▸ DIRECTIONS FOR THIS TASK
Your job is to return the lines between the line holding "Write a web" and the line holding "var lateTicks = [60, 100, 140, 180];", inclusive, exactly and with no pictures.

▸ RECORDS FOR THE EXERCISE
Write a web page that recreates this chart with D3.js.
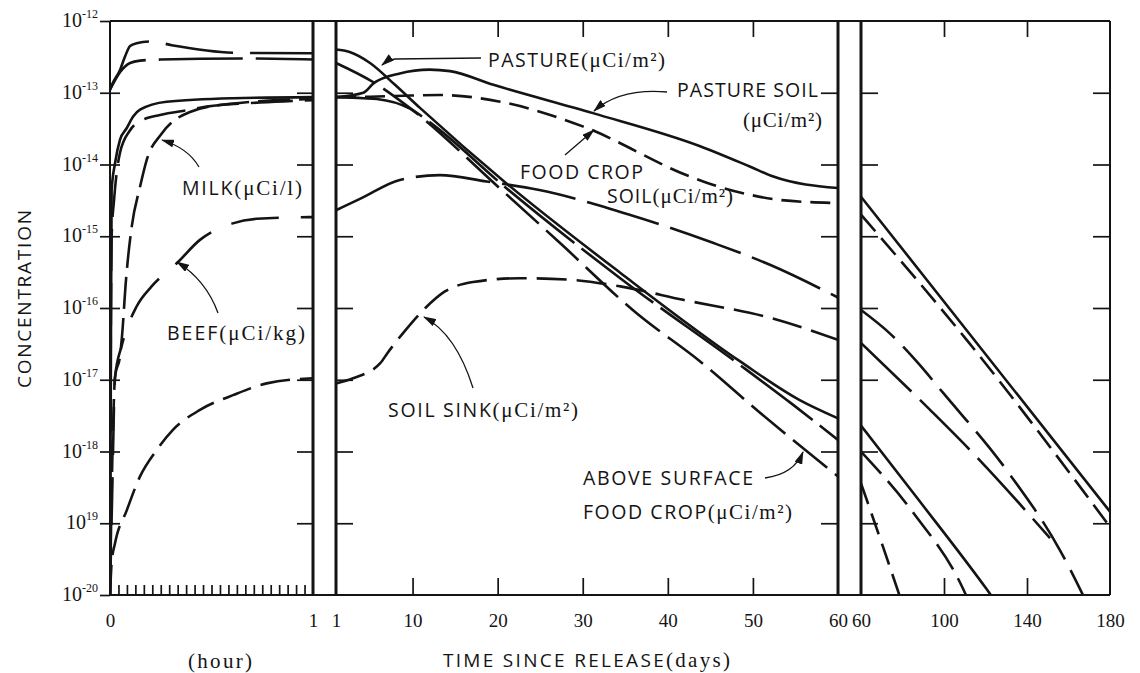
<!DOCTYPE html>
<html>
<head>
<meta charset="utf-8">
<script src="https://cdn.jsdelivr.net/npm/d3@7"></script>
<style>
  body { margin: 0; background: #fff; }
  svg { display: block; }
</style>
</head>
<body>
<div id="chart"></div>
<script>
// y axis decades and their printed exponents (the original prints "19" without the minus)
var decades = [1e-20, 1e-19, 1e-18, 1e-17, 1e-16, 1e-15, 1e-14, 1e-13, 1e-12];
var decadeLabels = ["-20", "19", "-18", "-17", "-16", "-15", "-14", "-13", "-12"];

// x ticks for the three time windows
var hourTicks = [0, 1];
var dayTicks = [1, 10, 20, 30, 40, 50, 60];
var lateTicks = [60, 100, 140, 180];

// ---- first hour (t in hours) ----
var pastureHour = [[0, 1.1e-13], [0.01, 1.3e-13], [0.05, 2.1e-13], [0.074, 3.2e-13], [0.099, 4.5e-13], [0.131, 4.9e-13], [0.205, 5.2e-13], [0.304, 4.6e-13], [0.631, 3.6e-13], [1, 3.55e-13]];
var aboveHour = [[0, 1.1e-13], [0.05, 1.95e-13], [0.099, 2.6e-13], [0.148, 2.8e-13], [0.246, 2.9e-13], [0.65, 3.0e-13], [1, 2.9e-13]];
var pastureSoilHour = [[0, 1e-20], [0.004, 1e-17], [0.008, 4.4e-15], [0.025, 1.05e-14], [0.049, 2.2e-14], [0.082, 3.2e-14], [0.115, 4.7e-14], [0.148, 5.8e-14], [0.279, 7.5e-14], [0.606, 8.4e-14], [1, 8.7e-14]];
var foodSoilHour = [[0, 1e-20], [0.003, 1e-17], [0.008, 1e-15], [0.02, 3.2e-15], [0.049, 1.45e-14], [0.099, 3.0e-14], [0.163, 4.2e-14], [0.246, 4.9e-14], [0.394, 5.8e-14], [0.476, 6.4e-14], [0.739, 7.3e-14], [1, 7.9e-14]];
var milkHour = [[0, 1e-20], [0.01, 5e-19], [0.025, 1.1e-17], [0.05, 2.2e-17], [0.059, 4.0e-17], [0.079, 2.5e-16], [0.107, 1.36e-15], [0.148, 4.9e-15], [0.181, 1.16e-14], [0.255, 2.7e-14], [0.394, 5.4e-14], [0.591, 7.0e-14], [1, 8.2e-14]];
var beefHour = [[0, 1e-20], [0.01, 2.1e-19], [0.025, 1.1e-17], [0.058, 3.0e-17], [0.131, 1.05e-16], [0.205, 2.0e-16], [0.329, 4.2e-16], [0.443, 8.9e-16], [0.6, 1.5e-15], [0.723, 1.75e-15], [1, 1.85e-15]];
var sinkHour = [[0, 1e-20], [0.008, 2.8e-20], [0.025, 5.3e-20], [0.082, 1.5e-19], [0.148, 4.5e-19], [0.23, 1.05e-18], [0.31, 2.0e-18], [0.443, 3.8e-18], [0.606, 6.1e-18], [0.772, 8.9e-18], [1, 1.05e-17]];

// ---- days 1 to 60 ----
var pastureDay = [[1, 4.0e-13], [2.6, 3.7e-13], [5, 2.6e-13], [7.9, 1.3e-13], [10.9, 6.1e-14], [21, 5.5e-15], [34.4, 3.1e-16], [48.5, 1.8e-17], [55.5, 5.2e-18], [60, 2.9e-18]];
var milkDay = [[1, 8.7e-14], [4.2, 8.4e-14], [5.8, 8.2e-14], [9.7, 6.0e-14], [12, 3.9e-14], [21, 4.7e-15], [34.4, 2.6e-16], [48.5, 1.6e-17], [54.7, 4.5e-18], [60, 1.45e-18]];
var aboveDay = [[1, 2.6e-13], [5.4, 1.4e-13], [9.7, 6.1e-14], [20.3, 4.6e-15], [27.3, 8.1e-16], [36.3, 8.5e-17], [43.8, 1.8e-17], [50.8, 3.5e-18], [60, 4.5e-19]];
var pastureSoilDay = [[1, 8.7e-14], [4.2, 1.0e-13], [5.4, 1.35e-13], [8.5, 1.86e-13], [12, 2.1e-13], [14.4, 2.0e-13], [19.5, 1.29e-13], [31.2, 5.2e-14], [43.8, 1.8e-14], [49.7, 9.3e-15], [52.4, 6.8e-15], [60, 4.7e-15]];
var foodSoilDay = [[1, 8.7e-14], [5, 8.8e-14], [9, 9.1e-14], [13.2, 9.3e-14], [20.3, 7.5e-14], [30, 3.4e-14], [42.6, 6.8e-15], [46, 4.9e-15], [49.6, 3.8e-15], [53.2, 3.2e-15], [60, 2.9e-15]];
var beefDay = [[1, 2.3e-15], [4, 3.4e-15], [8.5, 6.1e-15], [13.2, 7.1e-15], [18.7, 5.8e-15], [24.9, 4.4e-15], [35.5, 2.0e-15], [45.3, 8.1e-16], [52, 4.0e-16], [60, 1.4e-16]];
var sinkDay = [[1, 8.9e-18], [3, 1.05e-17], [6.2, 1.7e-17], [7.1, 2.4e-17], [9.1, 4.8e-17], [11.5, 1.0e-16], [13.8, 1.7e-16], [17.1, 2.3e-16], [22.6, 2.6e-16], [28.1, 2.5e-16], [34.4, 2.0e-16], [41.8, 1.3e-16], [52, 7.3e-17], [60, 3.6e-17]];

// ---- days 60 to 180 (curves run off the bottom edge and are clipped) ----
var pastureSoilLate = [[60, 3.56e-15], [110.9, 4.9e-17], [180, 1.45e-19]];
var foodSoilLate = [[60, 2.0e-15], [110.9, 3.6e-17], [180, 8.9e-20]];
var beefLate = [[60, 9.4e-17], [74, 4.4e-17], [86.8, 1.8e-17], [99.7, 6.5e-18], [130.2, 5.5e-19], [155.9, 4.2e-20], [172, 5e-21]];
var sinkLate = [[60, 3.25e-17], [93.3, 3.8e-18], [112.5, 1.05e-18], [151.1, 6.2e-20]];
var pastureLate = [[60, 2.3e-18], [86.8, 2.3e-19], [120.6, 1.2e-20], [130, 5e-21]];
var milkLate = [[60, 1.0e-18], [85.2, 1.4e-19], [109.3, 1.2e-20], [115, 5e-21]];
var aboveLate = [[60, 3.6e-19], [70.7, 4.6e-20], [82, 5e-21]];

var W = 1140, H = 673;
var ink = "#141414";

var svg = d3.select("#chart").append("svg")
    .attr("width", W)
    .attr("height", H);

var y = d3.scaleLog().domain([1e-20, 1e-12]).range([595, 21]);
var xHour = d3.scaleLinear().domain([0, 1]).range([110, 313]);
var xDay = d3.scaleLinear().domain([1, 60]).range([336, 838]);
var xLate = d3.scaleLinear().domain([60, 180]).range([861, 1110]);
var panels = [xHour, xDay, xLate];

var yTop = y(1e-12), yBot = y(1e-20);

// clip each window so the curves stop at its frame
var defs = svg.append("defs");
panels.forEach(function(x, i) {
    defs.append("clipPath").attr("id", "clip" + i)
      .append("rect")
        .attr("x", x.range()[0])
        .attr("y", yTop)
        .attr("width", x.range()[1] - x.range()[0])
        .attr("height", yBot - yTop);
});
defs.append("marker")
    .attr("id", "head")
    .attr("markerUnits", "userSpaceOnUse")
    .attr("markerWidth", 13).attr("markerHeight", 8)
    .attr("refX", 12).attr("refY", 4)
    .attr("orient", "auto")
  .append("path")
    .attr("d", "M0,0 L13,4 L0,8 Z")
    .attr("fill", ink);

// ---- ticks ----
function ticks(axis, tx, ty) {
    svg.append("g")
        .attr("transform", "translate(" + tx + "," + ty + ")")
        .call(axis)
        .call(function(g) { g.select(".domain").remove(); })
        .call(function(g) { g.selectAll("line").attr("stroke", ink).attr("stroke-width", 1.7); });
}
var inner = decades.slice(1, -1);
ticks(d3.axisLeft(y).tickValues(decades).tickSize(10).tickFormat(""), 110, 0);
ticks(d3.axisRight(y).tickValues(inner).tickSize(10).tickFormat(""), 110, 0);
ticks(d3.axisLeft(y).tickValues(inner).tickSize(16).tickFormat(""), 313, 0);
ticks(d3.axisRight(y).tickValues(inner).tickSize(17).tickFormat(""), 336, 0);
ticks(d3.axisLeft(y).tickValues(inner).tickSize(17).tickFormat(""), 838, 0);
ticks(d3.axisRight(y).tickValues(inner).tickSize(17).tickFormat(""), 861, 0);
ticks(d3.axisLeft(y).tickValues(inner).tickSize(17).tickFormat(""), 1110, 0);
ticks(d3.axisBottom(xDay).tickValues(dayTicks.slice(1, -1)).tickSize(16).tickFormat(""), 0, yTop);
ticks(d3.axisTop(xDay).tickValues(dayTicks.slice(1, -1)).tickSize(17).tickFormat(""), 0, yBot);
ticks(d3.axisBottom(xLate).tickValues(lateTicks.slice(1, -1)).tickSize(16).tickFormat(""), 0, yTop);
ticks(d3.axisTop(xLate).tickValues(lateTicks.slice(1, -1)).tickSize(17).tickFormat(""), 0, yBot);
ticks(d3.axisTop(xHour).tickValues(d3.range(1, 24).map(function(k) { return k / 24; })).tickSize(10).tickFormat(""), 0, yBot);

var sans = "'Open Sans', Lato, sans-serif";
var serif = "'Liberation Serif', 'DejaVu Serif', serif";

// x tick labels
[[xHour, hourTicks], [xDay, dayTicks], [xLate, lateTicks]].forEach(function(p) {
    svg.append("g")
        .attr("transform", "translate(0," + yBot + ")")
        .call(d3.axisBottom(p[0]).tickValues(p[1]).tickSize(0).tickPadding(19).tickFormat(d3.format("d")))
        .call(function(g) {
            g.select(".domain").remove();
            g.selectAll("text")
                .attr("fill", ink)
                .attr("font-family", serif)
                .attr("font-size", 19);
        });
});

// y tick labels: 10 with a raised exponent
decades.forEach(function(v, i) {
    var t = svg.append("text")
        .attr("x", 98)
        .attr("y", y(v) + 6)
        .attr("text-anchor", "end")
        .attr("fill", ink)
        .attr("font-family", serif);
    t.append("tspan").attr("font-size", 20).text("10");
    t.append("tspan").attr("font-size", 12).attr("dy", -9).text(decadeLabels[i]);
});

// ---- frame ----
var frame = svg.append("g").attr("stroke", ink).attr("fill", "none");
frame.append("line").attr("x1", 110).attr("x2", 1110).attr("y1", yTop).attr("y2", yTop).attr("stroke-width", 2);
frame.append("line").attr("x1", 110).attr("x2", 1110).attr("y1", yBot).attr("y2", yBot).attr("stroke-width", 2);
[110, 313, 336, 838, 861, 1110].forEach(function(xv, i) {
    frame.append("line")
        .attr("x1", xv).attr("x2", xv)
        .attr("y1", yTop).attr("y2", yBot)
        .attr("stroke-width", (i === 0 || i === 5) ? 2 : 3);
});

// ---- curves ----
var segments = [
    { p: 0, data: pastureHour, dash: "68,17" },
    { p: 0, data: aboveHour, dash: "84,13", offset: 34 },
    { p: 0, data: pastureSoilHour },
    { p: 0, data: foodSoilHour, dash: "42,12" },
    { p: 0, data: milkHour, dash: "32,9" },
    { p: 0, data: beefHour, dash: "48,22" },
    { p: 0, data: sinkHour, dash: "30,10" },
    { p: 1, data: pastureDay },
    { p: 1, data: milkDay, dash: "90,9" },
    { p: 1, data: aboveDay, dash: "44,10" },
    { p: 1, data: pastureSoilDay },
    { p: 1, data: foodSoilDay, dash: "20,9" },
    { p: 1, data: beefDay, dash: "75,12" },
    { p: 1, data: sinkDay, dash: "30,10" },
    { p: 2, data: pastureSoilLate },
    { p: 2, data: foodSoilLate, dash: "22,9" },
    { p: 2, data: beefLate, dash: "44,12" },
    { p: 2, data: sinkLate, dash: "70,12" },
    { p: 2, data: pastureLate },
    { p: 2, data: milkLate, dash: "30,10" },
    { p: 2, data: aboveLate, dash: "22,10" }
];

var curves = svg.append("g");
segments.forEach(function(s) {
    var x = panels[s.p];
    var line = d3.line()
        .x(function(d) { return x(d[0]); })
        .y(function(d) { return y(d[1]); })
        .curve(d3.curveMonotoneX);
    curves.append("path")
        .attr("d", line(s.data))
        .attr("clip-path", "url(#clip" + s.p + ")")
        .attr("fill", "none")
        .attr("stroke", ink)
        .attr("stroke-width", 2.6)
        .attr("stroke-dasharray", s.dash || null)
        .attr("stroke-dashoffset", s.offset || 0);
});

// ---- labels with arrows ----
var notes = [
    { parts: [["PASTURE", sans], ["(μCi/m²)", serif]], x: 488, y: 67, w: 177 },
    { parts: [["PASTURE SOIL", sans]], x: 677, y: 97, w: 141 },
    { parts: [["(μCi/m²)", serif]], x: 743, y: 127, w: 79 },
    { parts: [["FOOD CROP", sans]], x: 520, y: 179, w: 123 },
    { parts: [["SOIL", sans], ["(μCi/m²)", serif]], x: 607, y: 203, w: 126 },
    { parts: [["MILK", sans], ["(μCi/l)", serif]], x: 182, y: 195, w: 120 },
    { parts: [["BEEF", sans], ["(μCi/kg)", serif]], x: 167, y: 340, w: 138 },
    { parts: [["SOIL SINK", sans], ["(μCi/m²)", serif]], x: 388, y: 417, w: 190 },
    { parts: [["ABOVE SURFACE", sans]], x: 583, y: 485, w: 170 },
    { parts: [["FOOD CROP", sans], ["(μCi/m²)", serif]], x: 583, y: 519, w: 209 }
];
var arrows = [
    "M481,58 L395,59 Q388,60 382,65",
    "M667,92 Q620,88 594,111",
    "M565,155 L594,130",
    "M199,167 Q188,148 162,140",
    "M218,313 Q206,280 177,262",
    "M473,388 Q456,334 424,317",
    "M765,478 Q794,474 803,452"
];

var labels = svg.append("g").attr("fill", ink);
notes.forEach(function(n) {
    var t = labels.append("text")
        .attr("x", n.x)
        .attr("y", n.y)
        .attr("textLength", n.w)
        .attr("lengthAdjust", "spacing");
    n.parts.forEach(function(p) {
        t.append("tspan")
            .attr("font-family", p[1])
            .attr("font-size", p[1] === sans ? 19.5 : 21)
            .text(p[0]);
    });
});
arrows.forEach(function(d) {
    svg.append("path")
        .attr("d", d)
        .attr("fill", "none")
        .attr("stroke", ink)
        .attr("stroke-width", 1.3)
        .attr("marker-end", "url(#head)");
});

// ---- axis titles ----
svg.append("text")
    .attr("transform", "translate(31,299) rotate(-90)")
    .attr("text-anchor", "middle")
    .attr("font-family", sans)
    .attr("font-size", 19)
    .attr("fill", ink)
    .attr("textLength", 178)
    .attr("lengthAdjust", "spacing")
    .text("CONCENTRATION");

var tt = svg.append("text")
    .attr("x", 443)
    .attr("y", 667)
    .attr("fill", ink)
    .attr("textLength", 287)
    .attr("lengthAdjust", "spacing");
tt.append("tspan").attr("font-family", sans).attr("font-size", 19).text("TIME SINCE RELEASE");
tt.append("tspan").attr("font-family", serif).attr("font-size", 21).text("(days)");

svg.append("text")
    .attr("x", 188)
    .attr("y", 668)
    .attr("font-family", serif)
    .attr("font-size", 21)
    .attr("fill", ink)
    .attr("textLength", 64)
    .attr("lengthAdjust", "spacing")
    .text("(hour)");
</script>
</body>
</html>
==
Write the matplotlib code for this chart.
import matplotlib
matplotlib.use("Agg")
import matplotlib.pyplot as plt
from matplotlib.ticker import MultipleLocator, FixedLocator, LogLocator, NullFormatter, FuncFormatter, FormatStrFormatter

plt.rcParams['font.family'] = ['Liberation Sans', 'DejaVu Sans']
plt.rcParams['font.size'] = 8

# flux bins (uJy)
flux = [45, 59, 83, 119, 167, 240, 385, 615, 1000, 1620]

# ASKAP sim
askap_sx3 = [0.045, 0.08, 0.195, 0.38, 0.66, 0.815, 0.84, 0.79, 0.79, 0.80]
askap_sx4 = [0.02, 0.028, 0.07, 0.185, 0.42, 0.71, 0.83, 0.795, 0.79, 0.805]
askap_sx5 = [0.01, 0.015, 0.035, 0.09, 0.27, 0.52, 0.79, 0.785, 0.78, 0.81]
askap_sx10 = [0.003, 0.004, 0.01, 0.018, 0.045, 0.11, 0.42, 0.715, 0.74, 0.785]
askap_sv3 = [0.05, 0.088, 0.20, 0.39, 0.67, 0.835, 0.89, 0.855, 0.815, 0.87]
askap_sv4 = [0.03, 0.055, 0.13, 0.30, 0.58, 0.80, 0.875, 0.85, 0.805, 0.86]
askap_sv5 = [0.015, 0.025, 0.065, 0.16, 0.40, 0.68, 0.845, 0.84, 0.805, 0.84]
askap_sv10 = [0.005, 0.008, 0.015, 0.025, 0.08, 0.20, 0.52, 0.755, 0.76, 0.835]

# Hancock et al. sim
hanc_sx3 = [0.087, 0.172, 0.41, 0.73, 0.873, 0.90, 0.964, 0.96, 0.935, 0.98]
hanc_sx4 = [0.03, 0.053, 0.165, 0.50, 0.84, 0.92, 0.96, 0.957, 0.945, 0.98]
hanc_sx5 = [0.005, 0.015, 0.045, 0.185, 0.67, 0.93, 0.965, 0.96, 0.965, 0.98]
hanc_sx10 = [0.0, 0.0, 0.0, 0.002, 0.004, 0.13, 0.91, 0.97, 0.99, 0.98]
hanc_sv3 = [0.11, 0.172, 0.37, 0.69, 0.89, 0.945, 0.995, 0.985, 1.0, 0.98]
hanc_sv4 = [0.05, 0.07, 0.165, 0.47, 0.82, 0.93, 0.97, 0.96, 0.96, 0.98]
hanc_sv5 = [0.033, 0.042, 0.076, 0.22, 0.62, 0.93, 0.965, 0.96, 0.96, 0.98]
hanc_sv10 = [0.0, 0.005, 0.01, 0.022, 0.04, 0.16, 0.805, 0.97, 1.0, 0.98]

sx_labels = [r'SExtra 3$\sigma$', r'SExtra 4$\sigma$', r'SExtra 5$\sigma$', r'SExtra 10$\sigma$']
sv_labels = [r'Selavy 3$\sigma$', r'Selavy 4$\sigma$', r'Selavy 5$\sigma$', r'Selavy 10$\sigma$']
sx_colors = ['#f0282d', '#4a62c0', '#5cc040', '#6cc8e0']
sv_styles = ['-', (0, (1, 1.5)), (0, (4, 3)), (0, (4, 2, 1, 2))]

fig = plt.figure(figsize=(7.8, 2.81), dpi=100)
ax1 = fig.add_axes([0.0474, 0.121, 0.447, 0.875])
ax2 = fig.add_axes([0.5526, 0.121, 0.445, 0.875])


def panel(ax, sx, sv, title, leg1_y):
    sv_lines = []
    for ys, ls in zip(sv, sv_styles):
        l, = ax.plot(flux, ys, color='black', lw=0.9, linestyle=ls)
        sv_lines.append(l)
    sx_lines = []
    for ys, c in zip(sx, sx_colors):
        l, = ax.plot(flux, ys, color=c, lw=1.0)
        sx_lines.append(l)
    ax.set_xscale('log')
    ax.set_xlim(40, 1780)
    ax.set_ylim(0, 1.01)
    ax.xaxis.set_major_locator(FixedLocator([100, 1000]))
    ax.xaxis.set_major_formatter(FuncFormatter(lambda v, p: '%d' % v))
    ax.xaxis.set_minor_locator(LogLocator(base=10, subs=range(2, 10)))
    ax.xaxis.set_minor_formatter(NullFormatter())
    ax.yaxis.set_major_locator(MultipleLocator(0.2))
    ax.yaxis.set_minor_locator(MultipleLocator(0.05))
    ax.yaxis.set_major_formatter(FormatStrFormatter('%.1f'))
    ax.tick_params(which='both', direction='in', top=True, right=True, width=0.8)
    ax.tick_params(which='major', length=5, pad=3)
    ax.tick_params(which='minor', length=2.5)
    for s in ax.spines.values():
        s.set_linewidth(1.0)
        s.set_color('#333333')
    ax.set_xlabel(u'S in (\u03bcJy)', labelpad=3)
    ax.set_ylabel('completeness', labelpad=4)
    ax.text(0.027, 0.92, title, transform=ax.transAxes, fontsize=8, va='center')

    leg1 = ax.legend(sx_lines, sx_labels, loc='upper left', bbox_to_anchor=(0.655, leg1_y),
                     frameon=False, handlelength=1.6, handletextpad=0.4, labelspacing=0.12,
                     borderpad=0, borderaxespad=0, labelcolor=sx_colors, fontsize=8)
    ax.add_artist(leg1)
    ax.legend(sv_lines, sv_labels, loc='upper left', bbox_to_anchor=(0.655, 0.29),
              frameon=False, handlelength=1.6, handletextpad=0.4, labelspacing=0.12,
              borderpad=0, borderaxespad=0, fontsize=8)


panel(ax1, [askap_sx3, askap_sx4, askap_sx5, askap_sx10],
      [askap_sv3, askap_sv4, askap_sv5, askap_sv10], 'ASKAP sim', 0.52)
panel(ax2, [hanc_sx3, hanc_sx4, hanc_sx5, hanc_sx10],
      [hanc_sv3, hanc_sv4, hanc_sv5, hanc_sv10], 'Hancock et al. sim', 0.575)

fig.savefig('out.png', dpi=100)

▸ TASK RESULT
Write a web page that recreates this chart with D3.js.
<!DOCTYPE html>
<html>
<head>
<meta charset="utf-8">
<script src="https://cdn.jsdelivr.net/npm/d3@7"></script>
<style>
  body { margin: 0; background: #fff; }
  svg { display: block; }
</style>
</head>
<body>
<div id="chart"></div>
<script>
// y axis decades and their printed exponents (the original prints "19" without the minus)
var decades = [1e-20, 1e-19, 1e-18, 1e-17, 1e-16, 1e-15, 1e-14, 1e-13, 1e-12];
var decadeLabels = ["-20", "19", "-18", "-17", "-16", "-15", "-14", "-13", "-12"];

// x ticks for the three time windows
var hourTicks = [0, 1];
var dayTicks = [1, 10, 20, 30, 40, 50, 60];
var lateTicks = [60, 100, 140, 180];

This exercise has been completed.